Riprendiamo la salita pietrosa e disomogenea, che diventa adesso molto dura, i chilometri e le altimetrie accumulati si fanno inesorabilmente sentire, entriamo comunque in simbiosi con la natura circostante, un connubio ideale tra la roccia granitica e la vegetazione fitta, impariamo, nella grande fatica, a fare e dare spazio e tempo alla grande bellezza che impreziosisce il nostro sforzo, portandoci a incrociare in cima, la SP 2, che conduce a destra a Montalto e al Santuario di Polsi, mentre a sinistra scende ripidamente verso San Luca.

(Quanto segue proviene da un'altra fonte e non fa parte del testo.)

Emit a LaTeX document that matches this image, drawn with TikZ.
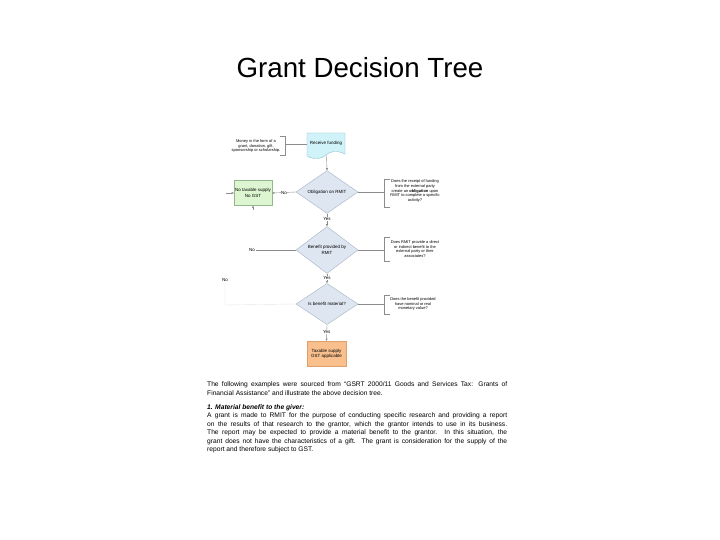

Ultima sosta per ammirare l’imponente Pietra Castello, conosciuta anche come Castello di Potamia, una rocca monumentale che viene citata dalle fonti storiografiche, tra tutte la narrazione che vide, nell’anno 953, le orde saracene spingersi nell’entroterra, oggi sanluchese, giungendo fino all’abitato montano conosciuto come Pietracucca, che esisteva poco più a valle di Pietra Cappa. Probabilmente il servizio di guardia, dislocato dagli autoctoni sulle sommità delle varie pietre presenti nella valle, aveva potuto avvistare e quindi allertare la popolazione dell’imminente assalto. E così fu battaglia fra i resistenti cristiani e gli aggressori saraceni!
La strada asfaltata e lastricata, finalmente in discesa, ci porta ad attraversare il centro abitato di San Luca e riguadagnare, dopo una decina di chilometri, la costa, riprendendo quindi la Statale Jonica fino al punto di partenza; insieme a Giuseppe Piccolo, Alessandro Caccamo e Giuseppe Pileggi abbiamo completato il suggestivo percorso ad anello, riuscendo a circumnavigare l’intera Valle delle Grandi Pietre, coprendo una distanza totale di circa di 80 chilometri con un dislivello altimetrico complessivo di circa 1.400 metri, in una calda mattinata di giugno, attraversando sentieri sterrati, boschi fittissimi, terrazzamenti in pietra, greti di grandi fiumare, luoghi magicamente suggestivi che la mano dell’uomo non è ancora riuscita, fortunatamente, a intaccare, con grande sforzo fisico ma ineguagliabile appagamento morale!